** start Data shown **

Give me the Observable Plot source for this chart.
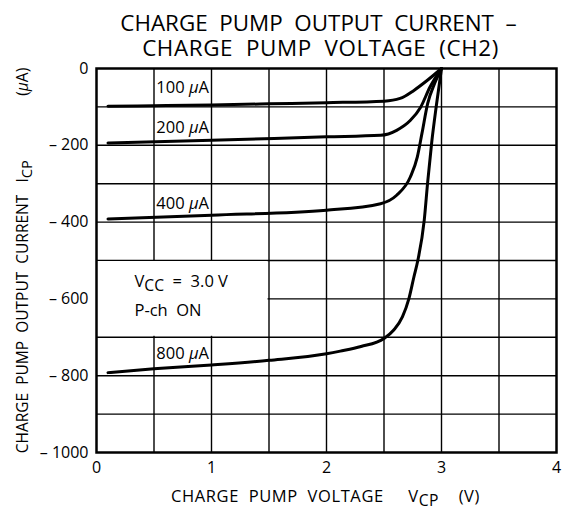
<!DOCTYPE html>
<html>
<head>
<meta charset="utf-8">
<script src="https://cdn.jsdelivr.net/npm/d3@7"></script>
<script src="https://cdn.jsdelivr.net/npm/@observablehq/plot@0.6"></script>
<style>
  html, body { margin: 0; padding: 0; background: #fff; }
  svg text { white-space: pre; }
</style>
</head>
<body>
<div id="chart"></div>
<script>
// ---- data ----
const seriesNames = ["100 μA", "200 μA", "400 μA", "800 μA"];
const v100 = [0.1, 0.5, 1.0, 1.5, 2.0, 2.5, 2.64, 2.76, 2.88, 3.0];
const i100 = [-98, -97, -95, -92, -89, -85, -78, -57, -30, 0];
const v200 = [0.1, 1.0, 2.0, 2.47, 2.61, 2.73, 2.82, 2.9, 3.0];
const i200 = [-194, -187, -178, -174, -161, -135, -100, -48, 0];
const v400 = [0.1, 1.0, 2.0, 2.47, 2.61, 2.73, 2.79, 2.83, 2.88, 2.94, 3.0];
const i400 = [-392, -382, -369, -352, -330, -282, -230, -169, -91, -39, 0];
const v800 = [0.1, 0.5, 1.0, 1.5, 2.0, 2.12, 2.3, 2.5, 2.585, 2.66, 2.716, 2.76, 2.794, 2.85, 2.88, 2.915, 2.955, 3.0];
const i800 = [-792, -782, -772, -760, -743, -736, -724, -703, -681, -647, -600, -543, -500, -395, -295, -192, -97, 0];

const labelV = [0.52, 0.52, 0.52, 0.52];
const labelI = [-49, -155, -351, -744];

const noteText = ["V{CC}  =  3.0 V", "P-ch  ON"];
const noteV = [0.33, 0.33];
const noteI = [-556, -632];

const xTicks = [0, 1, 2, 3, 4];
const yTicks = [0, -200, -400, -600, -800, -1000];
const xGrid = [0.5, 1, 1.5, 2, 2.5, 3, 3.5];
const yGrid = [-100, -200, -300, -400, -500, -600, -700, -800, -900];

const titleLines = ["CHARGE  PUMP  OUTPUT  CURRENT  –", "CHARGE  PUMP  VOLTAGE  (CH2)"];
const xLabel = "CHARGE  PUMP  VOLTAGE     V{CP}    (V)";
const yLabel = "CHARGE  PUMP  OUTPUT  CURRENT   I{CP}                (μA)";

// ---- build table ----
const curves = [];
[[v100, i100], [v200, i200], [v400, i400], [v800, i800]].forEach(([vs, is], k) => {
  vs.forEach((v, j) => curves.push({series: seriesNames[k], v, i: is[j]}));
});
const labels = seriesNames.map((s, k) => ({text: s, v: labelV[k], i: labelI[k]}));
const notes = noteText.map((t, k) => ({text: t, v: noteV[k], i: noteI[k]}));

const FONT = "Open Sans";

const plot = Plot.plot({
  width: 568,
  height: 513,
  marginLeft: 96,
  marginRight: 12,
  marginTop: 68,
  marginBottom: 61,
  style: {fontFamily: FONT, fontSize: "16px", color: "black", background: "white"},
  x: {domain: [0, 4]},
  y: {domain: [-1000, 0]},
  marks: [
    Plot.gridX(xGrid, {stroke: "black", strokeOpacity: 1, strokeWidth: 1.4}),
    Plot.gridY(yGrid, {stroke: "black", strokeOpacity: 1, strokeWidth: 1.4}),
    Plot.rect([{x1: 0, x2: 1.5, y1: -700, y2: -500}], {x1: "x1", x2: "x2", y1: "y1", y2: "y2", fill: "white", inset: 1}),
    Plot.line(curves, {x: "v", y: "i", z: "series", stroke: "black", strokeWidth: 3, curve: "monotone-x"}),
    Plot.text(labels, {x: "v", y: "i", text: "text", textAnchor: "start", fontSize: 16.5, fill: "black", ariaLabel: "curve-labels"}),
    Plot.text(notes, {x: "v", y: "i", text: "text", textAnchor: "start", fontSize: 16.5, fill: "black"}),
    Plot.axisX(xTicks, {tickSize: 0, tickPadding: 9, label: null, fontSize: 16, tickFormat: d => String(d)}),
    Plot.axisY(yTicks, {tickSize: 0, tickPadding: 8, label: null, fontSize: 16,
      tickFormat: d => d === 0 ? "0" : "– " + Math.abs(d)}),
    Plot.frame({stroke: "black", strokeWidth: 2.5}),
    Plot.text([titleLines[0]], {text: d => d, frameAnchor: "top", lineAnchor: "middle", textAnchor: "middle", dy: -45, dx: -8, fontSize: 22.4}),
    Plot.text([titleLines[1]], {text: d => d, frameAnchor: "top", lineAnchor: "middle", textAnchor: "middle", dy: -20, dx: -6, fontSize: 22.4}),
    Plot.text([xLabel], {text: d => d, frameAnchor: "bottom", lineAnchor: "middle", textAnchor: "middle", dy: 44, dx: -1, fontSize: 16.5}),
    Plot.text([yLabel], {text: d => d, frameAnchor: "left", lineAnchor: "middle", textAnchor: "middle", dx: -73, rotate: -90, fontSize: 15.5})
  ]
});

// subscripts and italic mu as tspans
d3.select(plot).selectAll("text").each(function() {
  const el = d3.select(this);
  if (el.selectAll("tspan").size() > 0) return;
  const s = this.textContent;
  if (!/[{μ]/.test(s)) return;
  const parts = s.split(/(\{[^}]+\}|μ)/).filter(p => p.length);
  el.text(null);
  let shifted = false;
  for (const p of parts) {
    const t = el.append("tspan");
    if (p.startsWith("{")) {
      t.text(p.slice(1, -1)).attr("dy", "4").attr("font-size", "0.95em");
      shifted = true;
    } else {
      if (shifted) { t.attr("dy", "-4"); shifted = false; }
      if (p === "μ") t.attr("font-style", "italic");
      t.text(p);
    }
  }
});
// slightly wider tracking on the x-axis title and second title line, like the reference
d3.select(plot).selectAll("text").filter(function() { return this.textContent.startsWith("CHARGE  PUMP  VOLTAGE  "); })
  .attr("letter-spacing", "0.6");

document.getElementById("chart").appendChild(plot);

// white boxes behind the curve labels (they mask the grid, as in the reference)
d3.select(plot).selectAll('g[aria-label="curve-labels"] text').each(function() {
  const b = this.getBBox();
  const tr = this.getAttribute("transform");
  const r = document.createElementNS("http://www.w3.org/2000/svg", "rect");
  r.setAttribute("x", b.x - 3);
  r.setAttribute("y", b.y - 1);
  r.setAttribute("width", b.width + 6);
  r.setAttribute("height", b.height + 1);
  r.setAttribute("fill", "white");
  if (tr) r.setAttribute("transform", tr);
  this.parentNode.insertBefore(r, this);
});
</script>
</body>
</html>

** end Data shown **

Copy the data character for character, but drop all pictures from the copy.

Give me the Observable Plot source for this chart.
<!DOCTYPE html>
<html>
<head>
<meta charset="utf-8">
<script src="https://cdn.jsdelivr.net/npm/d3@7"></script>
<script src="https://cdn.jsdelivr.net/npm/@observablehq/plot@0.6"></script>
<style>
  html, body { margin: 0; padding: 0; background: #fff; }
  svg text { white-space: pre; }
</style>
</head>
<body>
<div id="chart"></div>
<script>
// ---- data ----
const seriesNames = ["100 μA", "200 μA", "400 μA", "800 μA"];
const v100 = [0.1, 0.5, 1.0, 1.5, 2.0, 2.5, 2.64, 2.76, 2.88, 3.0];
const i100 = [-98, -97, -95, -92, -89, -85, -78, -57, -30, 0];
const v200 = [0.1, 1.0, 2.0, 2.47, 2.61, 2.73, 2.82, 2.9, 3.0];
const i200 = [-194, -187, -178, -174, -161, -135, -100, -48, 0];
const v400 = [0.1, 1.0, 2.0, 2.47, 2.61, 2.73, 2.79, 2.83, 2.88, 2.94, 3.0];
const i400 = [-392, -382, -369, -352, -330, -282, -230, -169, -91, -39, 0];
const v800 = [0.1, 0.5, 1.0, 1.5, 2.0, 2.12, 2.3, 2.5, 2.585, 2.66, 2.716, 2.76, 2.794, 2.85, 2.88, 2.915, 2.955, 3.0];
const i800 = [-792, -782, -772, -760, -743, -736, -724, -703, -681, -647, -600, -543, -500, -395, -295, -192, -97, 0];

const labelV = [0.52, 0.52, 0.52, 0.52];
const labelI = [-49, -155, -351, -744];

const noteText = ["V{CC}  =  3.0 V", "P-ch  ON"];
const noteV = [0.33, 0.33];
const noteI = [-556, -632];

const xTicks = [0, 1, 2, 3, 4];
const yTicks = [0, -200, -400, -600, -800, -1000];
const xGrid = [0.5, 1, 1.5, 2, 2.5, 3, 3.5];
const yGrid = [-100, -200, -300, -400, -500, -600, -700, -800, -900];

const titleLines = ["CHARGE  PUMP  OUTPUT  CURRENT  –", "CHARGE  PUMP  VOLTAGE  (CH2)"];
const xLabel = "CHARGE  PUMP  VOLTAGE     V{CP}    (V)";
const yLabel = "CHARGE  PUMP  OUTPUT  CURRENT   I{CP}                (μA)";

// ---- build table ----
const curves = [];
[[v100, i100], [v200, i200], [v400, i400], [v800, i800]].forEach(([vs, is], k) => {
  vs.forEach((v, j) => curves.push({series: seriesNames[k], v, i: is[j]}));
});
const labels = seriesNames.map((s, k) => ({text: s, v: labelV[k], i: labelI[k]}));
const notes = noteText.map((t, k) => ({text: t, v: noteV[k], i: noteI[k]}));

const FONT = "Open Sans";

const plot = Plot.plot({
  width: 568,
  height: 513,
  marginLeft: 96,
  marginRight: 12,
  marginTop: 68,
  marginBottom: 61,
  style: {fontFamily: FONT, fontSize: "16px", color: "black", background: "white"},
  x: {domain: [0, 4]},
  y: {domain: [-1000, 0]},
  marks: [
    Plot.gridX(xGrid, {stroke: "black", strokeOpacity: 1, strokeWidth: 1.4}),
    Plot.gridY(yGrid, {stroke: "black", strokeOpacity: 1, strokeWidth: 1.4}),
    Plot.rect([{x1: 0, x2: 1.5, y1: -700, y2: -500}], {x1: "x1", x2: "x2", y1: "y1", y2: "y2", fill: "white", inset: 1}),
    Plot.line(curves, {x: "v", y: "i", z: "series", stroke: "black", strokeWidth: 3, curve: "monotone-x"}),
    Plot.text(labels, {x: "v", y: "i", text: "text", textAnchor: "start", fontSize: 16.5, fill: "black", ariaLabel: "curve-labels"}),
    Plot.text(notes, {x: "v", y: "i", text: "text", textAnchor: "start", fontSize: 16.5, fill: "black"}),
    Plot.axisX(xTicks, {tickSize: 0, tickPadding: 9, label: null, fontSize: 16, tickFormat: d => String(d)}),
    Plot.axisY(yTicks, {tickSize: 0, tickPadding: 8, label: null, fontSize: 16,
      tickFormat: d => d === 0 ? "0" : "– " + Math.abs(d)}),
    Plot.frame({stroke: "black", strokeWidth: 2.5}),
    Plot.text([titleLines[0]], {text: d => d, frameAnchor: "top", lineAnchor: "middle", textAnchor: "middle", dy: -45, dx: -8, fontSize: 22.4}),
    Plot.text([titleLines[1]], {text: d => d, frameAnchor: "top", lineAnchor: "middle", textAnchor: "middle", dy: -20, dx: -6, fontSize: 22.4}),
    Plot.text([xLabel], {text: d => d, frameAnchor: "bottom", lineAnchor: "middle", textAnchor: "middle", dy: 44, dx: -1, fontSize: 16.5}),
    Plot.text([yLabel], {text: d => d, frameAnchor: "left", lineAnchor: "middle", textAnchor: "middle", dx: -73, rotate: -90, fontSize: 15.5})
  ]
});

// subscripts and italic mu as tspans
d3.select(plot).selectAll("text").each(function() {
  const el = d3.select(this);
  if (el.selectAll("tspan").size() > 0) return;
  const s = this.textContent;
  if (!/[{μ]/.test(s)) return;
  const parts = s.split(/(\{[^}]+\}|μ)/).filter(p => p.length);
  el.text(null);
  let shifted = false;
  for (const p of parts) {
    const t = el.append("tspan");
    if (p.startsWith("{")) {
      t.text(p.slice(1, -1)).attr("dy", "4").attr("font-size", "0.95em");
      shifted = true;
    } else {
      if (shifted) { t.attr("dy", "-4"); shifted = false; }
      if (p === "μ") t.attr("font-style", "italic");
      t.text(p);
    }
  }
});
// slightly wider tracking on the x-axis title and second title line, like the reference
d3.select(plot).selectAll("text").filter(function() { return this.textContent.startsWith("CHARGE  PUMP  VOLTAGE  "); })
  .attr("letter-spacing", "0.6");

document.getElementById("chart").appendChild(plot);

// white boxes behind the curve labels (they mask the grid, as in the reference)
d3.select(plot).selectAll('g[aria-label="curve-labels"] text').each(function() {
  const b = this.getBBox();
  const tr = this.getAttribute("transform");
  const r = document.createElementNS("http://www.w3.org/2000/svg", "rect");
  r.setAttribute("x", b.x - 3);
  r.setAttribute("y", b.y - 1);
  r.setAttribute("width", b.width + 6);
  r.setAttribute("height", b.height + 1);
  r.setAttribute("fill", "white");
  if (tr) r.setAttribute("transform", tr);
  this.parentNode.insertBefore(r, this);
});
</script>
</body>
</html>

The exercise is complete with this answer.